Darío A. Núñez Sovero
A esta hora de un incoloro véspero de enero, muchas voces asfixiantes, en los parcos lechos de algún hospicio, tratarán de aferrarse desesperadamente a la vida. A esta misma hora, miles de rostros mustios ensayarán una mueca pálida y crepuscular en clara antesala del arribo de la muerte, mientras sus más cercanos parientes se acordarán del genio de Vallejo cuando en su poema Masa espetaba con una languidez lacerante y desesperada: “…Le rodearon millones de individuos/ con un ruego común “quédate hermano”/ Pero el cadáver ¡ay! Siguió muriendo…”. Entonces, como un largo filme de gratos recuentos, al unísono, todos lloraremos sin remedio por el viaje sin retorno que emprende nuestro más querido pariente o amigo ante la llegada odiosa e inesperada de este trágico final. Y así, como en esta dolida Jauja, la humanidad toda mira absorta e impotente cómo la muerte -esa tétrica realidad de la existencia hecha ahora pandemia- destroza la vida de miles de seres amados que eran personas de bien Y sobre las que descansaba la felicidad de familias, pueblos y naciones enteras.

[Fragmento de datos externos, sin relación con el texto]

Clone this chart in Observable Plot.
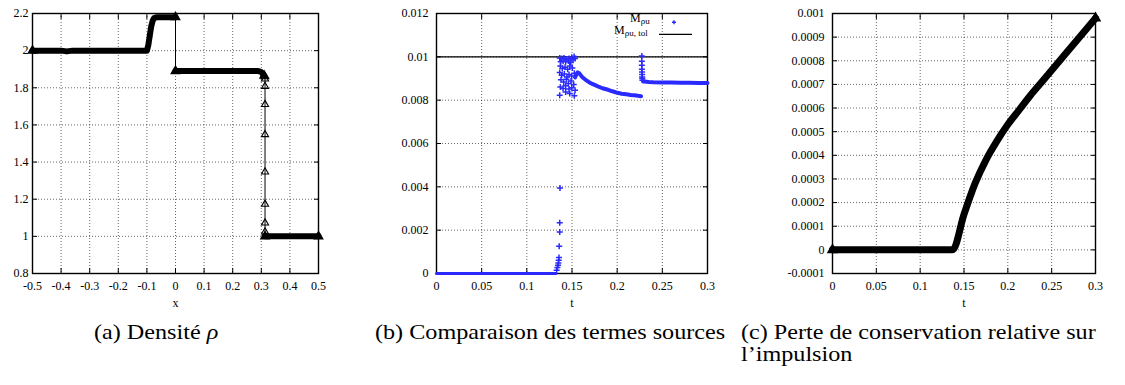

¡Ah! Tiempos aciagos los nuestros. Tiempos crueles de desconcertantes borrascas sanitarias que han anegado de llanto el orbe. Tiempos en los que se ha borrado nuestra alegría y se ha exiliado la risa para trocarlos en una desesperada ansiedad e insanía. Tiempos duros que, sin merecerlo, vivimos con nuestros hermanos, hijos y nietos, con el mortal patógeno al acecho del menor descuido para darnos el zarpazo final y definitivo.
No hemos asumido la maldad para recibir este castigo. No hemos sembrado espinas para ganarnos este azote. Cuando tratábamos de rectificar nuestros yerros para hacer más feliz y sonriente al mundo y tratábamos de cambiarlo con los estandartes de la fe y la esperanza, llega esta malhadada realidad, oculta en personas que no sabemos quiénes son para de ellos cuidarnos. Entonces, para ensombrecimiento de nuestras amables relaciones, se ha institucionalizado la desconfianza y se hace clara la no deseada distancia en clara demostración de nuestros cuidados. Por eso es que mi odio a esta pandemia es irreversible. Ha cercenado brutalmente todos mis hábitos de hermandad y camaradería para encerrarme en una concha de egoísmo y extrema profilaxis. Odio esta pandemia porque me ha impuesto un permanente ritual ajeno a mis conductas rutinarias, pues eso de andar semi enmascarado en barbijos, lavarme las manos aunque sea por puro gusto y mantenerme alejado de los míos y extraños, nunca lo había presentido. Sin embargo, si todavía quiero seguir incomodando a mis contertulios, no tengo otra alternativa que hacerlo con afán y esmero porque de eso se trata para nuestra supervivencia.
Con esta castigante realidad, ¡cómo no añorar tiempos idos! Tiempos en que la hermandad era el pan de cada día y donde los más tratábamos de mitigar el dolor que agobiaba el mundo de los desposeídos. Cómo no llenarme hasta la saciedad de la fortaleza que sabe infundirme el Supremo Hacedor. Cómo no buscar su palabra -autorizada y divina- contenida en sus santos evangelios. Y aquí quiero repetir una clara y valiente admonición, a manera de catilinaria mística, escuchada de un venerable sacerdote en la misa dominical –virtual- en memoria de una dama jaujina víctima de este aborrecido mal: “este virus nos habrá podido arrinconar y quitar muchas vidas, pero lo que no podrá es quitarnos la fe en la gloria eterna, no podrá quitarnos la esperanza de un mundo mejor”, palabras que suscribo con énfasis especial porque estoy convencido que bajo las leyes eternas de la palabra divina, llegará el momento en que el mundo tenga otro amanecer, lleno de vivificante luz, donde –como dijo Manuel Scorza magistralmente – “…mientras alguien mire el pan con envidia, el trigo no podrá dormir, mientras llueva sobre el pecho de los mendigos, mi corazón no sonreirá…”.